The average yield on Nigerian Treasury bill fell to 25.6% in the secondary market on Tuesday, as investors shifted their attention to the midweek primary market auction.
Select long-dated Open Market Operation (OMO) papers including the Treasury bill dated December 4, 2025, attracted moderate market interest. Traders, however, took a cautious approach while they awaited the results of the Central Bank of Nigeria’s (CBN) planned auction.
Amid increased demand, yields across the curve eased, with the 10-April 2025 paper recording the most significant drop, falling by 75 basis points. Overall, the average secondary market yield moderated by 0.06% to settle at 25.64%, according to data from TrustBanc Financial Group.

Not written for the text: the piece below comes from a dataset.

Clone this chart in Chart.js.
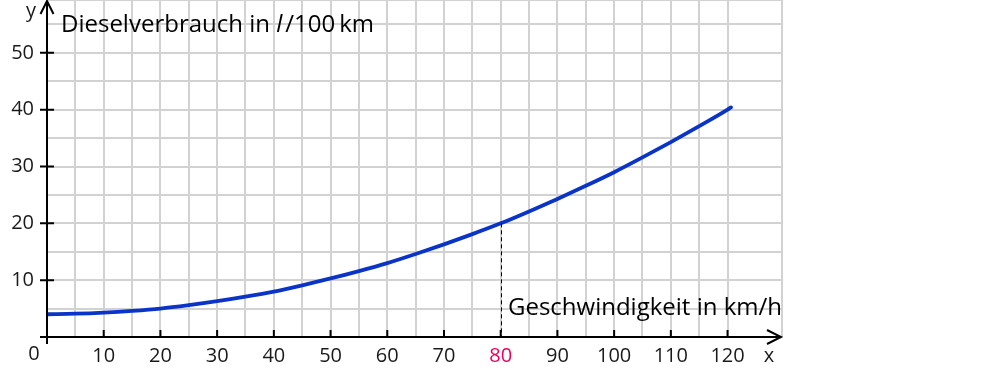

Analysts predict a cautious trading session on Wednesday as market participants prepare for the Debt Management Office’s (DMO) auction, which will offer N275.71 billion worth of Treasury bills across 91-day, 182-day, and 364-day maturities.
While the auction is expected to draw strong interest due to high demand for naira-denominated assets, analysts warn that weak liquidity conditions in the money market could limit subscription levels.
As of Tuesday, local deposit money banks had already accessed N1.54 trillion in short-term funding to address liquidity constraints.
Although the expected oversubscription indicates continued faith in naira assets, liquidity issues could influence how the next auction plays out. The outcomes will be eagerly watched by market watchers in order to assess the wider ramifications for yields and market performance.